> _The records_
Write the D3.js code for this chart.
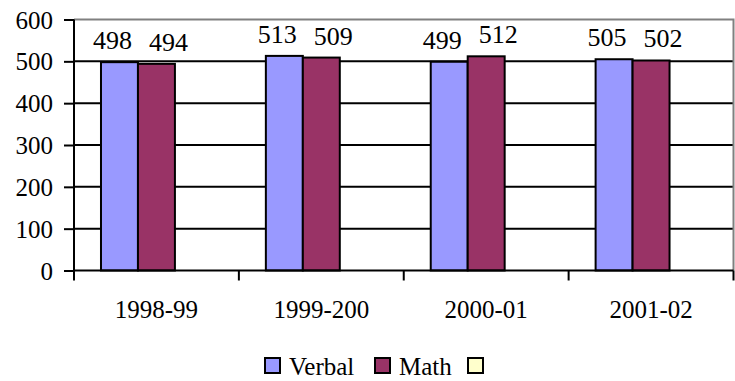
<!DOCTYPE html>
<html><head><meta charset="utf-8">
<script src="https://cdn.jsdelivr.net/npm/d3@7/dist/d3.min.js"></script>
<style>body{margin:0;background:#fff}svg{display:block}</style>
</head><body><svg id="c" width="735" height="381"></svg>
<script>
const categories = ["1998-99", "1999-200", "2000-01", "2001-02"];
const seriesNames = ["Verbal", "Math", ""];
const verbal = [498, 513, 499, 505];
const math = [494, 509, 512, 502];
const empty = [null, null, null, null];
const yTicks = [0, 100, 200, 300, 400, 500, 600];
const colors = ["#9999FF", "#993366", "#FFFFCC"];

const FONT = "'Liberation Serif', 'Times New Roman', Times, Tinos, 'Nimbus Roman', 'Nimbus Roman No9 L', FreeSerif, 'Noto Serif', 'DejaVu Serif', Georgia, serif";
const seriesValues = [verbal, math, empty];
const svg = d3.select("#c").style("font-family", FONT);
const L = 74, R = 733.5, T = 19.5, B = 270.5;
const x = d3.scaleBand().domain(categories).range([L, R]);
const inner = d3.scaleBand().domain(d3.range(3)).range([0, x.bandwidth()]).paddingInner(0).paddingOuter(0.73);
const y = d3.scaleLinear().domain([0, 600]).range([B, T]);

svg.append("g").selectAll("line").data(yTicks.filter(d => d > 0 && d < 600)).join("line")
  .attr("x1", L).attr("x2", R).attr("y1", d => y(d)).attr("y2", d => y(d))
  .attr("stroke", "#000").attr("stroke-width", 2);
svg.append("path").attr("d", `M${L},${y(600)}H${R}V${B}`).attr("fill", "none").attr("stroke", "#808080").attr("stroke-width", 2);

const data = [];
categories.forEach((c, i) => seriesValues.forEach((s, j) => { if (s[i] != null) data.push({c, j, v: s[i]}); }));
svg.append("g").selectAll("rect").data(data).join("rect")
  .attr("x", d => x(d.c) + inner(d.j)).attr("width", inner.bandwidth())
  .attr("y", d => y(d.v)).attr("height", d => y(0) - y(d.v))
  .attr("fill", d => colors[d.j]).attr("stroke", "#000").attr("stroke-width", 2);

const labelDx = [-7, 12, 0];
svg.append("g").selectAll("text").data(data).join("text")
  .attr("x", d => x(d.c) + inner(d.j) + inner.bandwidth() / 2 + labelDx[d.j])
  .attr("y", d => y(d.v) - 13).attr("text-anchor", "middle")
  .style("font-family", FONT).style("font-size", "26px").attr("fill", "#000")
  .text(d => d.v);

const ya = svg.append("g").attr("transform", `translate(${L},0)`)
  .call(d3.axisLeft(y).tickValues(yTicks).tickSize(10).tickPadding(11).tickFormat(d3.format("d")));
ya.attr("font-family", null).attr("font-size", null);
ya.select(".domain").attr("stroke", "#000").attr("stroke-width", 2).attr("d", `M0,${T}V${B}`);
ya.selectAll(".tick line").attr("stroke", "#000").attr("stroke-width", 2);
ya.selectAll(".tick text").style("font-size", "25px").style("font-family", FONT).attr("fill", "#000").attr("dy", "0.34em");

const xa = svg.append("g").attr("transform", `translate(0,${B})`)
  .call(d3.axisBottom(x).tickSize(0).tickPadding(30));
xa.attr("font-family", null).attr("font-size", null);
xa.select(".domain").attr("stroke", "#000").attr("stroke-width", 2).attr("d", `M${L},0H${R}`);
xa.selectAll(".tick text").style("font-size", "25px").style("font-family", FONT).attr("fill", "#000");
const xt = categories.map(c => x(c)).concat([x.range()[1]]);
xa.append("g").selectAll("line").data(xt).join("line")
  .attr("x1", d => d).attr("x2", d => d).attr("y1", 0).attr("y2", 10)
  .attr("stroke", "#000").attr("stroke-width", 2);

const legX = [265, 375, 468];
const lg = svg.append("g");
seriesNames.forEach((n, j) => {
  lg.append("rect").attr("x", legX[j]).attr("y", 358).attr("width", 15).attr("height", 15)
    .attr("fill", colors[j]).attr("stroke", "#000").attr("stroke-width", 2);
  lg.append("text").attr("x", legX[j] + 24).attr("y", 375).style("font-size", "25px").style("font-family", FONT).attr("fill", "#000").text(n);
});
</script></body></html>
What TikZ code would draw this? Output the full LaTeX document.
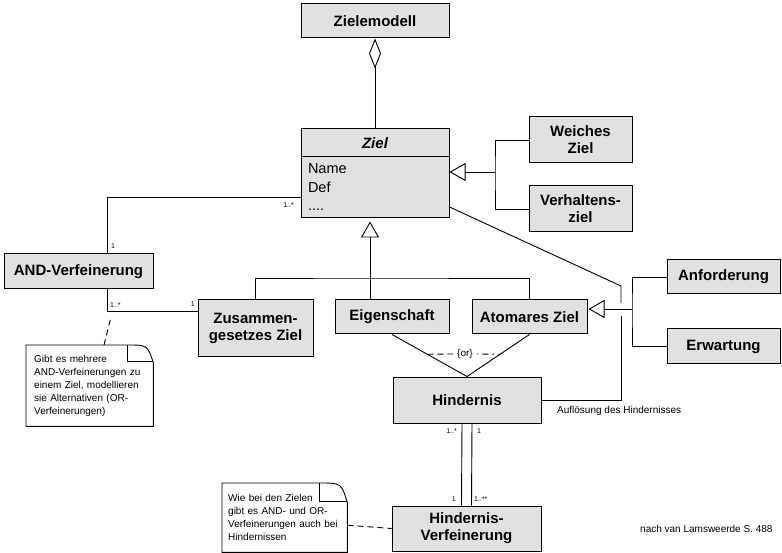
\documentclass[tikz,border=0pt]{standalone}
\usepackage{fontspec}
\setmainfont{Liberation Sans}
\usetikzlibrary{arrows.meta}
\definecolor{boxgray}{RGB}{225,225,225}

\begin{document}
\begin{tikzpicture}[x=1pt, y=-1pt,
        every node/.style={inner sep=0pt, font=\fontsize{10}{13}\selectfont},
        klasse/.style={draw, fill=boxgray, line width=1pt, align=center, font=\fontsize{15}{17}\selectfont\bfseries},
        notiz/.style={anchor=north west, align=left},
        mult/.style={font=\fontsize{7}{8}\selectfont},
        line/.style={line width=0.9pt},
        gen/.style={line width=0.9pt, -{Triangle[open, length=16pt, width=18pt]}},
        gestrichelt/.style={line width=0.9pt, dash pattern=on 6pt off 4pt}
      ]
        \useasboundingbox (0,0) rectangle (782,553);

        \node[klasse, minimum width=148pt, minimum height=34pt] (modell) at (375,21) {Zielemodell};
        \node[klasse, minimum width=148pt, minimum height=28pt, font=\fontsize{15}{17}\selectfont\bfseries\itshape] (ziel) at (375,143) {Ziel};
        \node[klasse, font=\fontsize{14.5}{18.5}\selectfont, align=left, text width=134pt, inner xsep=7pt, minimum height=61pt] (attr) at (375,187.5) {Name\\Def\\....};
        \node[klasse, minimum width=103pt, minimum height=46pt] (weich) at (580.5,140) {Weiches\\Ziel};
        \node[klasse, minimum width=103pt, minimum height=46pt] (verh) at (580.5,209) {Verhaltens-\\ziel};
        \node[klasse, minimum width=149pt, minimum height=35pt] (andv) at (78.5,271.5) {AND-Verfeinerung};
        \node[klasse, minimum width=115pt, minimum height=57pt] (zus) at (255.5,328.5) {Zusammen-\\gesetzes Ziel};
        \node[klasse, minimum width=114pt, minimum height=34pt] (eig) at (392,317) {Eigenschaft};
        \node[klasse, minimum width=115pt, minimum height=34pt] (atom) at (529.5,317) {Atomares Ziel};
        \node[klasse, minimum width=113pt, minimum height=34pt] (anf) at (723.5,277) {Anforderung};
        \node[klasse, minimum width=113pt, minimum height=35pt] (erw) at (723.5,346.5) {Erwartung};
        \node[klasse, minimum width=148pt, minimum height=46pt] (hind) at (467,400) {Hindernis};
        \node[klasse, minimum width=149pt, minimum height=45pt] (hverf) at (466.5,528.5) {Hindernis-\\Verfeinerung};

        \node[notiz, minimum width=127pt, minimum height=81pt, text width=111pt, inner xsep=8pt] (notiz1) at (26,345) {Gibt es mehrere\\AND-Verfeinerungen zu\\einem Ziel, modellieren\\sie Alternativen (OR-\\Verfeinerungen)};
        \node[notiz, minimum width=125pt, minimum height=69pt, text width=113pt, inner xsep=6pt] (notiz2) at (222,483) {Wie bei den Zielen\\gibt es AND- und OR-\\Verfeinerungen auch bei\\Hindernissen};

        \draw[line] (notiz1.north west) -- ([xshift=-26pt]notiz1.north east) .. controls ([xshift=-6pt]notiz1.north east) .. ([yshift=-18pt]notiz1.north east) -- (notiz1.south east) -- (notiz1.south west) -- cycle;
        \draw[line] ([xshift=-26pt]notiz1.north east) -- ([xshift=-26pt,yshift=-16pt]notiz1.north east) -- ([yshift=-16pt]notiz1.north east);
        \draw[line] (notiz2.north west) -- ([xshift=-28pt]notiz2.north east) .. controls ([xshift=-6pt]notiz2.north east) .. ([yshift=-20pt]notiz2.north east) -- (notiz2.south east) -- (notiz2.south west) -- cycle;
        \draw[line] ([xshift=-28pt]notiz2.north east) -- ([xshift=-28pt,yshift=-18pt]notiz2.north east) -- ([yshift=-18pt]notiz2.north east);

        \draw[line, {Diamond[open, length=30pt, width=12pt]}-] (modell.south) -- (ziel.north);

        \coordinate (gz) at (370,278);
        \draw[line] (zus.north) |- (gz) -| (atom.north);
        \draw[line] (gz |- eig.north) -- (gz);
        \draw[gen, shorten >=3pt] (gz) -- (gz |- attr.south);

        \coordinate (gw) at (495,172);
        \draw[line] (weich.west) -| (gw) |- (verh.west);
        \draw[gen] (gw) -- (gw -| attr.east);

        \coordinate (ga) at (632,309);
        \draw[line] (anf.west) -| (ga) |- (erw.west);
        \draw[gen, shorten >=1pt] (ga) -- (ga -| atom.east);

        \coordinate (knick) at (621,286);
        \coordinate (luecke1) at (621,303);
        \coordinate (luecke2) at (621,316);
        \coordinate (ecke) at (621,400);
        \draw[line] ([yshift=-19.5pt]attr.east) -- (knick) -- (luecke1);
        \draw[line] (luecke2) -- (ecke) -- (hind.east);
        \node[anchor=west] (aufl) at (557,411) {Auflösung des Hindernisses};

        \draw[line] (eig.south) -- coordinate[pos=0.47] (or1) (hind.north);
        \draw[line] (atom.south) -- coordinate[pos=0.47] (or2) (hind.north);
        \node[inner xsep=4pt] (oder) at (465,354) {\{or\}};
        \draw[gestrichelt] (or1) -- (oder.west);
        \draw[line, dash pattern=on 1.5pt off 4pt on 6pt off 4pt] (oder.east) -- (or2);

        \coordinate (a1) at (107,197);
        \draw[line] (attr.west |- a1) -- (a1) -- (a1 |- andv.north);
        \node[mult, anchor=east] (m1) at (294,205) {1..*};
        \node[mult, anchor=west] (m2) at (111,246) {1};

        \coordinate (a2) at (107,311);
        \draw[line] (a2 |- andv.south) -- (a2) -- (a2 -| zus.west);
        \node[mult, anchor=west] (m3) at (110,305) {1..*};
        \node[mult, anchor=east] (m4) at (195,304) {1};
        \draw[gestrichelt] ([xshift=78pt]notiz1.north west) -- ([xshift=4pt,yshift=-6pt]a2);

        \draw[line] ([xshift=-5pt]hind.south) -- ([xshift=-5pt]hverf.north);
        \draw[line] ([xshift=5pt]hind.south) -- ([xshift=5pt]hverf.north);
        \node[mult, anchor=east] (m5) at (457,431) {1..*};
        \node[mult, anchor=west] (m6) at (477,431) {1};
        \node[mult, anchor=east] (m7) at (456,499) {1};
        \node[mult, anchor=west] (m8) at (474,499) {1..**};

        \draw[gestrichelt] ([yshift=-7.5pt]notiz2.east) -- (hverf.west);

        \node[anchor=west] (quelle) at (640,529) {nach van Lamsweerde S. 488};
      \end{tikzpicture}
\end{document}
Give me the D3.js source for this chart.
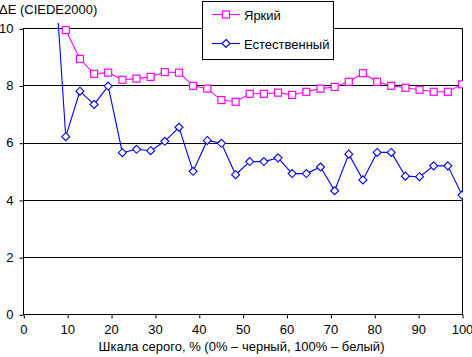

> _Task to carry out_
How many lines in the listing contain "this"? Answer with the number alone.

> _The result_
3